Rows>
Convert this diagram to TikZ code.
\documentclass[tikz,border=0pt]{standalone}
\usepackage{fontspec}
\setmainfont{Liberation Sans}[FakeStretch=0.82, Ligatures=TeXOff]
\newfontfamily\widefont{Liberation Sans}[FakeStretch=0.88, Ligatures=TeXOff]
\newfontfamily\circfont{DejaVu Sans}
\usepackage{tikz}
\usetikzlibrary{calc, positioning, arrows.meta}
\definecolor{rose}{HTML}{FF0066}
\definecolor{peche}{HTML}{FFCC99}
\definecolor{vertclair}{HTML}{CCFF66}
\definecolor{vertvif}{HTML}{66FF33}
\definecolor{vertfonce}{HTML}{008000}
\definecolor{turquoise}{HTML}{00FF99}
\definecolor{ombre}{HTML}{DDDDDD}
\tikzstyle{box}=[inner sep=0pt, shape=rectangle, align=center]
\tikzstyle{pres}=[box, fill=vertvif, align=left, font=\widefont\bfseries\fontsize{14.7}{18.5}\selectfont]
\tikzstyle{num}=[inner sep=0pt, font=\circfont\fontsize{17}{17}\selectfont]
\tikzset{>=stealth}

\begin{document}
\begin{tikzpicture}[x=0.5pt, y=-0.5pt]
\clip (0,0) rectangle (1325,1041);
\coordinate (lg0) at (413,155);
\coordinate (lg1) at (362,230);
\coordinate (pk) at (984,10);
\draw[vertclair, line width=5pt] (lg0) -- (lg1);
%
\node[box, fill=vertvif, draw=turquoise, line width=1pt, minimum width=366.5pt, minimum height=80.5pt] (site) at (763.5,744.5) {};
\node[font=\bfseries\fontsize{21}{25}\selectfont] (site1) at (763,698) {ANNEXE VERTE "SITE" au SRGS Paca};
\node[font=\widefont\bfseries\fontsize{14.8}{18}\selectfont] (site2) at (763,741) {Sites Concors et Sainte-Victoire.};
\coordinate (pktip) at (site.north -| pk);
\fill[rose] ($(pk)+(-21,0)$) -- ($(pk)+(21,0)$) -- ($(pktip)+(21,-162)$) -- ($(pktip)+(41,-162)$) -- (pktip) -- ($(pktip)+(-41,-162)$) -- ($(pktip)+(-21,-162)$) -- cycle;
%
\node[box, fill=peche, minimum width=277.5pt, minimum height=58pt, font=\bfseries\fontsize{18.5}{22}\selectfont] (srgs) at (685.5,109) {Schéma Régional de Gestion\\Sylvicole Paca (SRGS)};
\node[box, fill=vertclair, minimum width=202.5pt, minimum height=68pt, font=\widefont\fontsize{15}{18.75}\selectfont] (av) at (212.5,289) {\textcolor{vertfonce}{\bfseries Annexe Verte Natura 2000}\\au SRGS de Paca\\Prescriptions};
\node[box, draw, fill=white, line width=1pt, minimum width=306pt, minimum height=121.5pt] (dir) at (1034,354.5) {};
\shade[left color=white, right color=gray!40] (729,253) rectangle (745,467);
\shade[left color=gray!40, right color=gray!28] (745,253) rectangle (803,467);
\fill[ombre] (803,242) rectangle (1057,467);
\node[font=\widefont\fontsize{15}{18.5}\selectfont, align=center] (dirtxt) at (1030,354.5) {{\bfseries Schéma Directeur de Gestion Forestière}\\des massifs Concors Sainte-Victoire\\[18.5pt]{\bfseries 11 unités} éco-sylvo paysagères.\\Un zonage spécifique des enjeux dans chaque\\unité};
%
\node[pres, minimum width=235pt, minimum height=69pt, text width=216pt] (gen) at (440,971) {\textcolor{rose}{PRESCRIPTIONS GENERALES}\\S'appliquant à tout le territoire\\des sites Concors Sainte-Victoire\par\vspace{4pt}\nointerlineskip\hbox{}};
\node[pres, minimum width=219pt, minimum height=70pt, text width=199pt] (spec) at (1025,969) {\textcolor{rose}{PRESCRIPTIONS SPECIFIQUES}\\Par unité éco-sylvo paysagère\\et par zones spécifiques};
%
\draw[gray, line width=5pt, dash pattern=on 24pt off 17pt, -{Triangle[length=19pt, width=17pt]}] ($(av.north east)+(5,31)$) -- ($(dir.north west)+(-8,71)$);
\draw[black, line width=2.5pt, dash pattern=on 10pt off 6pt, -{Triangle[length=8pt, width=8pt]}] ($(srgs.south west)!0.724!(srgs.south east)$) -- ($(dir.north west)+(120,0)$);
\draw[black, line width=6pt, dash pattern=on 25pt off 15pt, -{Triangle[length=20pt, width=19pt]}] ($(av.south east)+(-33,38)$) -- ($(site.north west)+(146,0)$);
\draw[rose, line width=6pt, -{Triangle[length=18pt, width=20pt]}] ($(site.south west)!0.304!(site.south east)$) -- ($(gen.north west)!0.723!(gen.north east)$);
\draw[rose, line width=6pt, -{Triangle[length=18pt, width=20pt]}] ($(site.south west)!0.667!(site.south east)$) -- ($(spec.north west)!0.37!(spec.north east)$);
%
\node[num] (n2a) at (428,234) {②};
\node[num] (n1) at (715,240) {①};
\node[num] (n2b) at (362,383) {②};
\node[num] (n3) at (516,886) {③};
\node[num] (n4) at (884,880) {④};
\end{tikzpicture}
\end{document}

==

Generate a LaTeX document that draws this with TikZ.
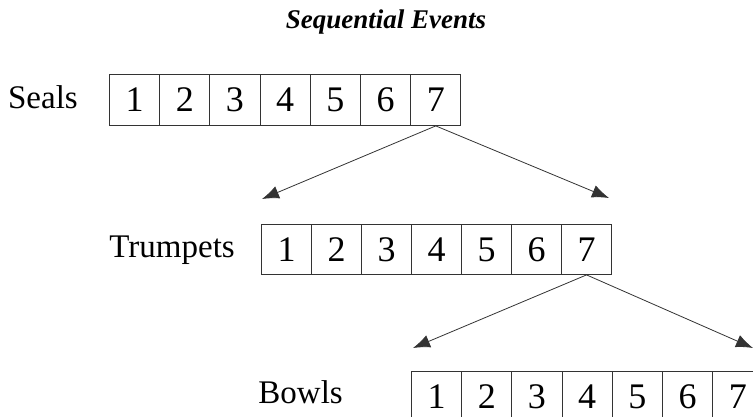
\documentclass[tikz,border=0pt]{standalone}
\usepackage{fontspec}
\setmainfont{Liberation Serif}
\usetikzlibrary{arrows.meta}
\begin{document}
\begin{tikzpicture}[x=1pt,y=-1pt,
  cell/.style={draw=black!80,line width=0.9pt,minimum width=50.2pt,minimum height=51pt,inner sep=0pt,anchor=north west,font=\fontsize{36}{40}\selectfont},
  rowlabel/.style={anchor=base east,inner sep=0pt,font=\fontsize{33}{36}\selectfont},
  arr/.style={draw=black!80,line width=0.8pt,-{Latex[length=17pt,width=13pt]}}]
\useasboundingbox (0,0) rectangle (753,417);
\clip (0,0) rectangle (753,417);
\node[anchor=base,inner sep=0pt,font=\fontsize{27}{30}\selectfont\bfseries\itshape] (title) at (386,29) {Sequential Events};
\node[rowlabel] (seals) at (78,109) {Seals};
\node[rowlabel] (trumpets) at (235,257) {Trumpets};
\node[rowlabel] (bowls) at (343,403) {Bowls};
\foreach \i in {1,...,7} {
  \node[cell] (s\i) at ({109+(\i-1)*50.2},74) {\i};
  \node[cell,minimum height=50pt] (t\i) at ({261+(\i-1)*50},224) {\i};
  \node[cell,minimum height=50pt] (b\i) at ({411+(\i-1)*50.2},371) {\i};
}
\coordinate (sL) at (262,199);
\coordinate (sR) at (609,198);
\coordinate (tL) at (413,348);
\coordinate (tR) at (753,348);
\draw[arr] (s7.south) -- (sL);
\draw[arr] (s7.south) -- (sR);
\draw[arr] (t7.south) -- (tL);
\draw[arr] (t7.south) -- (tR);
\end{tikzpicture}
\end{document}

Work to do>
Locate all lines in the listing above with the word "this" and copy them.

Complete answer>
Convert this diagram to TikZ code.
Generate a LaTeX document that draws this with TikZ.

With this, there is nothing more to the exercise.